Religion, Culture and Society in Early Modern Britain (Cambridge, 1994)
Patrick Collinson concluded a recent tautly argued review of the historiography of the Protestant family by saying that ‘the doctrine and, so far as we can observe it in the field, the practice of early Protestantism in respect of marriage and domestic matters generally was not a total novelty, if novel at all’. In view of this it may appear consciously challenging to entitle a contribution to this book ‘The Protestant idea of marriage’. Yet his essay is full of sensitive comment on the questions that are left open after students of the conduct books have variously interpreted them on the one hand as embodying new
values, even as giving shape to the family in its modern form, and on the other as repeating time-honoured or at least earlier advice.
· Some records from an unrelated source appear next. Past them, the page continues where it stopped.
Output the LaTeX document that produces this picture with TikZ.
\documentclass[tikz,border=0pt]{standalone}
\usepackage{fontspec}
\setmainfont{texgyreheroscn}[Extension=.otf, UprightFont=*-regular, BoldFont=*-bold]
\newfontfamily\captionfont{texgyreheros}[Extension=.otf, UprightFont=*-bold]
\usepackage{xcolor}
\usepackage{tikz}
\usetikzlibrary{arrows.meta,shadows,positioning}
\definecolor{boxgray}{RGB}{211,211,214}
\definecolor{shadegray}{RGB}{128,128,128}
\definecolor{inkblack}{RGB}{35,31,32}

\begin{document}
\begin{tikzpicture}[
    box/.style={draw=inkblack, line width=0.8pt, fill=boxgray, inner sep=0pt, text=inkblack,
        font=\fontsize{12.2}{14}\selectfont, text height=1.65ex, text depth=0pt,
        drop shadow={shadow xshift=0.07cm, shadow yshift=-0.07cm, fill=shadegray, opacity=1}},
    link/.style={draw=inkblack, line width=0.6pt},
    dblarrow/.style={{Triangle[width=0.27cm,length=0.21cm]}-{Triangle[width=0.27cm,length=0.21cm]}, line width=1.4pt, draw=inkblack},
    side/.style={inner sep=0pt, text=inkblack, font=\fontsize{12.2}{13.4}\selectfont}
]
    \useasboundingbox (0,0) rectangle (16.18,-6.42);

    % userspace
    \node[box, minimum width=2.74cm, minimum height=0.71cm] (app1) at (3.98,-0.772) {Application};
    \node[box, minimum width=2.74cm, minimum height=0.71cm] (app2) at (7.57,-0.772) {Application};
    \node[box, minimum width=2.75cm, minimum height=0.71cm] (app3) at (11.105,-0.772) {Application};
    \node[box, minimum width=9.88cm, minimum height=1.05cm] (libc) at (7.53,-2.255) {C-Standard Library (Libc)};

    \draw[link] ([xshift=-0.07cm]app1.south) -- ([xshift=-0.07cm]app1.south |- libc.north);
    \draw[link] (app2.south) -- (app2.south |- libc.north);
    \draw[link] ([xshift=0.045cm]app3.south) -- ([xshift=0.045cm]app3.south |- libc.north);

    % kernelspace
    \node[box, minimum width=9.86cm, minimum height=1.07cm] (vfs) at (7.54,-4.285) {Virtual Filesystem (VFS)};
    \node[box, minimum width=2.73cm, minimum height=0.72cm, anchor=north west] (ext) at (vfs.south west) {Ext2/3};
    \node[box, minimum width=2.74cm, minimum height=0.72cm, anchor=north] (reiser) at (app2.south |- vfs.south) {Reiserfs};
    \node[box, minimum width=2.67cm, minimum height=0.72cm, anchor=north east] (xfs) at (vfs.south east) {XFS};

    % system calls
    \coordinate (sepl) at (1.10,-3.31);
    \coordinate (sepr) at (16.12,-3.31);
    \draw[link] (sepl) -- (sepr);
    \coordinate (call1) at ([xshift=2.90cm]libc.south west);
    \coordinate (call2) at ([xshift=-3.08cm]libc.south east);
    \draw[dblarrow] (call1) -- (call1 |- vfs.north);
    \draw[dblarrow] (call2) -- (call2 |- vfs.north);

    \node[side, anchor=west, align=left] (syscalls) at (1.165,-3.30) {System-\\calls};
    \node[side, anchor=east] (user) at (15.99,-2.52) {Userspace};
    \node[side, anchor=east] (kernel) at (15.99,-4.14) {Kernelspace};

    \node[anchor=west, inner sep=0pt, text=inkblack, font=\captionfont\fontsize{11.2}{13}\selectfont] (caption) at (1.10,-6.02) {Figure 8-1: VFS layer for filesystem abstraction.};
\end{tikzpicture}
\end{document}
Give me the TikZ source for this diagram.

The Reformation, Collinson declares in a memorable phrase, ‘riveted home patriarchy’, but Protestantism, he also believes, ‘deepened the emotional quality of family life’. Within the conduct books he sees a discrepancy between ‘a stress on patriarchy amounting to a kind of benevolent despotism’ and attitudes towards wives and children ‘which encouraged affection and respect for their personal autonomy’. Others also have seen an historical problem here. Lawrence Stone saw one but closed it off with a schematic formulation of the development of the family which has not convinced many. Susan Amussen talks of the ‘double messages’ of the conduct book writers in her analysis of the texts. The purpose of this essay is to explore whether the advice on marriage given by a group of Puritan clerics in the period from the 1590s to the 1640s really is rent by inconsistency.